25. The appellant appearing in person filed written submissions, after we reserved orders. The contentions put-forth in the written submissions, in brief, are – (1) that since the marriage between the parties has already been dissolved, as per the personal law applicable to the parties, the permanent custody of the children, including that of the majors should go to him in terms of the personal law applicable to Sunni Hanafi Sect; (2) that since the children were forcibly removed from his legal custody, they must be restored to him; (3) that since the respondent has a criminal bent of mind and emotionally unstable, there is a great risk to the precious lives of the children; and (4) that the behavior and educational progress of the son has deteriorated after the respondent took over the custody, and that therefore, the appeal deserved to be allowed.

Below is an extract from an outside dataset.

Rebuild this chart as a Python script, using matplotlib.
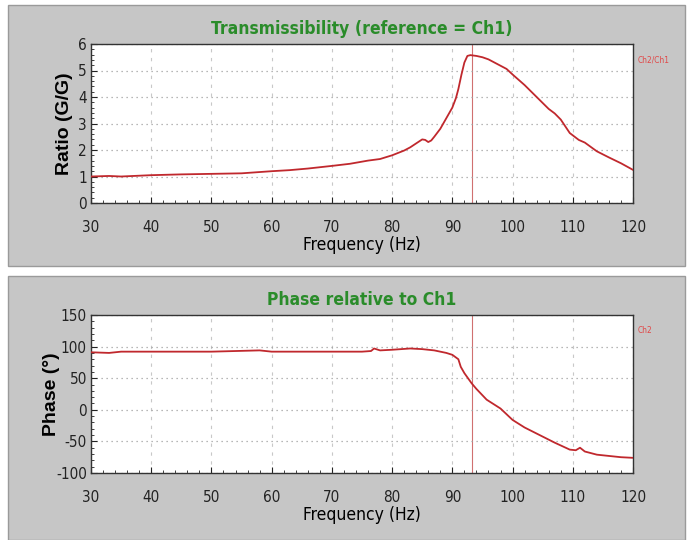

26. But as we have pointed out earlier, the provisions of the Guardians and Wards Act are not applicable to persons who have attained majority. The law is well settled that even in the case of minors to whom the Guardians and Wards Act applies, the prescriptions contained in the personal law to which the parties belong, would only be one of the several factors and not the only factor that should weigh with the Court. In any case, the Courts have no control over persons who have attained majority. At any rate, this contention is not new but already available in the first round of litigation and hence it cannot now be raised.

27. The contention that the custody of the children were forcibly removed, was a contention raised or ought to have been raised in the first round of litigation. After failing to secure permanent custody in the first round, the issue cannot be reopened without pleading and proving the change of circumstances.

28. None of the other contentions indicated in the written submissions, indicate any change of circumstances. Therefore, we find no merits in the appeal and hence, the same is liable to be dismissed. Accordingly, it is dismissed. As a sequel thereto, miscellaneous petitions, if any, pending shall stand closed.